Aargh i'm angry

I finally find the will to start a new project, and once I’ve built a church and two houses on a hill, blender crashes. And, of course, the recover last session didn’t work either.

Well, screw that.


save as ya go…

Or smash the computer up,
toss it out the window xD

Adding to what Michael W said, and strongly agreeing with it, there probably still is a way to recover your work.
If you did any test renders, then Blender saved a recovery file in the tmp folder. (In the C/ directory in Windows.) The only problem is that their named with seemingly (I say seemingly, because I see no relevance in time or date) random numbers. To get past this, go to open, go to the tmp folder, and set it to order by editing time, the file at the top should be ahead of the “quit” file (which is what should have loaded when you pressed Recover last session.) Open that file, and it should be your work.
I just figured this out from experience. I think all of us has been absent minded enough to not save in the past. Hope it helps. :slight_smile:

bumping this up, cause I got a feeling he doesn’t know he got advice.

They never do …

I hear that if you throw your computer out the window and it shatters into pieces when it lands you can run out there and pick up your files.

I’ve always been a bit confused as to what ‘recover last session’ is actually meant to do. The reason for this is that I can’t honestly recall a time when it actually recovered the last thing I was working on…

So is it buggy or what?

Yes, I know how frustrating it can be to lose a project :slight_smile:

Here are some things I have done to help me minimize losses after Blender crashes:

Even though I use different paths in Blender (under Preferences), on Windows systems I create a c: mp subdirectory as Blender installs, at least in the past, have always seemed to target a “t[e]mp” directory that does not exist by default in Windows.

This temporary subdirectory eventually contains a bunch a numerical .blend files. Navigating to that directory within Blender and sorting filenames by time brings up the most recent project (which is often not, for whatever reason, the same as “Recover Last Session”).

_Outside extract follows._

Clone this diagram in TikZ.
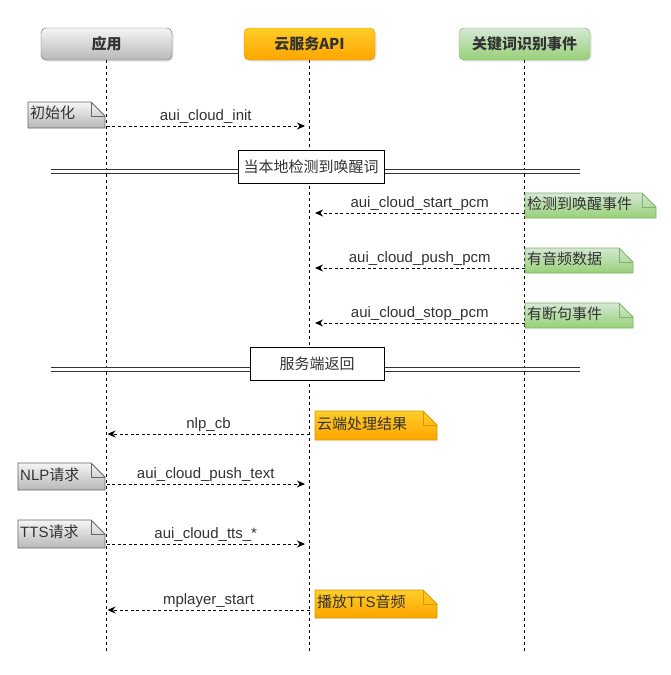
\documentclass[tikz,border=0pt]{standalone}
\usepackage{fontspec}
\setmainfont{Liberation Sans}
\newfontfamily\cjk{Noto Sans CJK SC}
\usetikzlibrary{arrows.meta,shadows}
\definecolor{txt}{HTML}{333333}
\definecolor{grayT}{HTML}{F5F5F5}
\definecolor{grayB}{HTML}{B8B8B8}
\definecolor{grayD}{HTML}{666666}
\definecolor{orT}{HTML}{FFCD28}
\definecolor{orB}{HTML}{FFA500}
\definecolor{orD}{HTML}{D79B00}
\definecolor{grT}{HTML}{D5E8D4}
\definecolor{grB}{HTML}{97D077}
\definecolor{grD}{HTML}{82B366}
\tikzset{
  head/.style={rounded corners=5pt, minimum width=131pt, minimum height=32pt, inner sep=0pt,
    text=txt, font=\cjk\bfseries\fontsize{15}{17}\selectfont,
    drop shadow={opacity=0.2, shadow xshift=1.5pt, shadow yshift=-1.5pt}},
  grayhead/.style={head, draw=grayD, top color=grayT, bottom color=grayB},
  orhead/.style={head, draw=orD, top color=orT, bottom color=orB},
  grhead/.style={head, draw=grD, top color=grT, bottom color=grB},
  life/.style={draw=black, line width=0.9pt, dash pattern=on 3pt off 3pt},
  msg/.style={draw=black, line width=1pt, dash pattern=on 3pt off 2.5pt, -{Stealth[length=8pt,width=7pt]}},
  lbl/.style={above, inner sep=2pt, text=txt, font=\fontsize{15}{17}\selectfont},
  notetext/.style={anchor=west, inner sep=2pt, text=txt, font=\fontsize{15}{17}\selectfont},
  divline/.style={draw=txt, double=white, double distance=2.8pt, line width=0.9pt},
  divbox/.style={draw=black, fill=white, line width=0.9pt, inner sep=0pt, text=txt, font=\cjk\fontsize{15}{17}\selectfont},
}
\newcommand\notebox[9]{%
  \shadedraw[top color=#6, bottom color=#7, draw=#8, line width=0.8pt]
    (#2,#3) -- ({#4-14},#3) -- (#4,{#3+14}) -- (#4,#5) -- (#2,#5) -- cycle;
  \draw[draw=#8, line width=0.8pt] ({#4-14},#3) -- ({#4-14},{#3+14}) -- (#4,{#3+14});
  \node[notetext] (#1) at (#2,{(#3+#5)/2-2}) {#9};
}
\begin{document}
\begin{tikzpicture}[x=1pt,y=-1pt]
\useasboundingbox[fill=white] (0,0) rectangle (671,675);

% headers
\node[grayhead] (hA) at (106.5,44) {应用};
\node[orhead] (hB) at (309.5,44) {云服务API};
\node[grhead] (hC) at (524.5,44) {关键词识别事件};

% lifelines
\coordinate (eA) at (106.5,652);
\coordinate (eB) at (309.5,652);
\coordinate (eC) at (524.5,652);
\draw[life] (hA.south) -- (eA);
\draw[life] (hB.south) -- (eB);
\draw[life] (hC.south) -- (eC);

% init
\notebox{nInit}{28}{102}{105}{128}{grayT}{grayB}{grayD}{\cjk 初始化}
\coordinate (m1s) at (106.5,126); \coordinate (m1e) at (305,126);
\draw[msg] (m1s) -- node[lbl]{aui\_cloud\_init} (m1e);

% divider 1
\coordinate (d1l) at (51,171.5); \coordinate (d1r) at (580,171.5);
\draw[divline] (d1l) -- (d1r);
\node[divbox, minimum width=146pt, minimum height=33pt] (d1) at (311,166.5) {当本地检测到唤醒词};

% wake messages
\coordinate (m2s) at (524.5,213); \coordinate (m2e) at (315,213);
\draw[msg] (m2s) -- node[lbl]{aui\_cloud\_start\_pcm} (m2e);
\notebox{nWake}{525}{193}{656}{218}{grT}{grB}{grD}{\cjk 检测到唤醒事件}

\coordinate (m3s) at (524.5,268); \coordinate (m3e) at (315,268);
\draw[msg] (m3s) -- node[lbl]{aui\_cloud\_push\_pcm} (m3e);
\notebox{nAudio}{525}{248}{633}{273}{grT}{grB}{grD}{\cjk 有音频数据}

\coordinate (m4s) at (524.5,323); \coordinate (m4e) at (315,323);
\draw[msg] (m4s) -- node[lbl]{aui\_cloud\_stop\_pcm} (m4e);
\notebox{nStop}{525}{303}{633}{328}{grT}{grB}{grD}{\cjk 有断句事件}

% divider 2
\coordinate (d2l) at (51,369.5); \coordinate (d2r) at (580,369.5);
\draw[divline] (d2l) -- (d2r);
\node[divbox, minimum width=134pt, minimum height=33pt] (d2) at (317,364) {服务端返回};

% server return
\coordinate (m5s) at (309.5,434); \coordinate (m5e) at (107.5,434);
\draw[msg] (m5s) -- node[lbl]{nlp\_cb} (m5e);
\notebox{nCloud}{315}{411}{437}{440}{orT}{orB}{orD}{\cjk 云端处理结果}

\notebox{nNlp}{18}{463}{105}{490}{grayT}{grayB}{grayD}{NLP{\cjk 请求}}
\coordinate (m6s) at (106.5,484); \coordinate (m6e) at (305,484);
\draw[msg] (m6s) -- node[lbl]{aui\_cloud\_push\_text} (m6e);

\notebox{nTts}{18}{520}{105}{548}{grayT}{grayB}{grayD}{TTS{\cjk 请求}}
\coordinate (m7s) at (106.5,544); \coordinate (m7e) at (305,544);
\draw[msg] (m7s) -- node[lbl]{aui\_cloud\_tts\_*} (m7e);

\coordinate (m8s) at (309.5,610); \coordinate (m8e) at (107.5,610);
\draw[msg] (m8s) -- node[lbl]{mplayer\_start} (m8e);
\notebox{nPlay}{315}{590}{437}{618}{orT}{orB}{orD}{{\cjk 播放}TTS{\cjk 音频}}
\end{tikzpicture}
\end{document}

Periodically, I delete these temporary files, since they can stay there indefinitely.

If you do open up a temporary file in anything other than your regular Blender projects subdirectory, you need to navigate back to that location on your drive and then save (changing the filename first to something you will recognize).

I change the Autosave rate to something between 3 to 5 minutes. Anything faster than this (especially if you are sculpting) can diminish Blender’s performance and response time.

On Linux, I change Blender’s temp folder path preference to point to a custom path in my home directory. Why? Because if Blender crashes, Linux seems to remove any temporary files associated with the program once it stops running.

Having the custom temp directory Blender preference in Linux preserves temporary files indefinitely (as in the Windows example above) until you are done with them and choose to delete them.

If you’re doing high-poly work (or working with large scenes) and have little hard drive space, you will probably want to clear out the temporary files on a regular basis.

In terms of workflow, whenever I feel I’ve reached a good stopping point, I try to save a new file (numbering it something like file2.blend, file3.blend…).

Doing this has several advantages, including having a sort of extended “undo,” where you can go back to an earlier stage of a work if necessary.

Another thing I do with file names:

Since there have been numerous versions of Blender over the years, I have gotten into the habit of appending a “-b248” or “-b249” at the end of file names so I know at a glance what version of Blender I was using at the time and can open it in that version of Blender again if necessary.

Why? Even though Blender has retained amazing backward compatibility, adjustments in the code (e.g. nodes or lighting) or other areas have sometimes lead to different results when bringing in an older .blend file into a newer version of Blender.

In any event, I wish you well with your work!

Take care,


Ignore the false error about not being able to load the recent backup. Just go to your Temp directory and sort by date. Your numbered file is there.

I read it. I didn’t feel the need to respond.

Also, that doesn’t work, there’s no blend file in the TMP directory.

if you have autosave on, they are saved in the folder specified in the File Paths Temp folder name. usually it is Temp, not tmp, on windows machines.

Well, I’m not on a bloody windows machine.

then if you want get linux… It’s free. I use Fedora 11, Ubunto is also good, blender hasn’t crashed on me yet :cool:

I wouldn’t switch to linux for something like that. There is little to no software for linux; that would definitely not be worth getting rid of my hard drive for.

or go to church and slap the priest …

I’m not slapping the priest, I’m slapping the missionary.

I find that hitting ctrl+W takes about 1/10th of a second so I do it often. :wink:

thats something youd dont see often in a church :eek::smiley:

I’m not in a church. Since when was I in your church, you bunch of fanboy twats?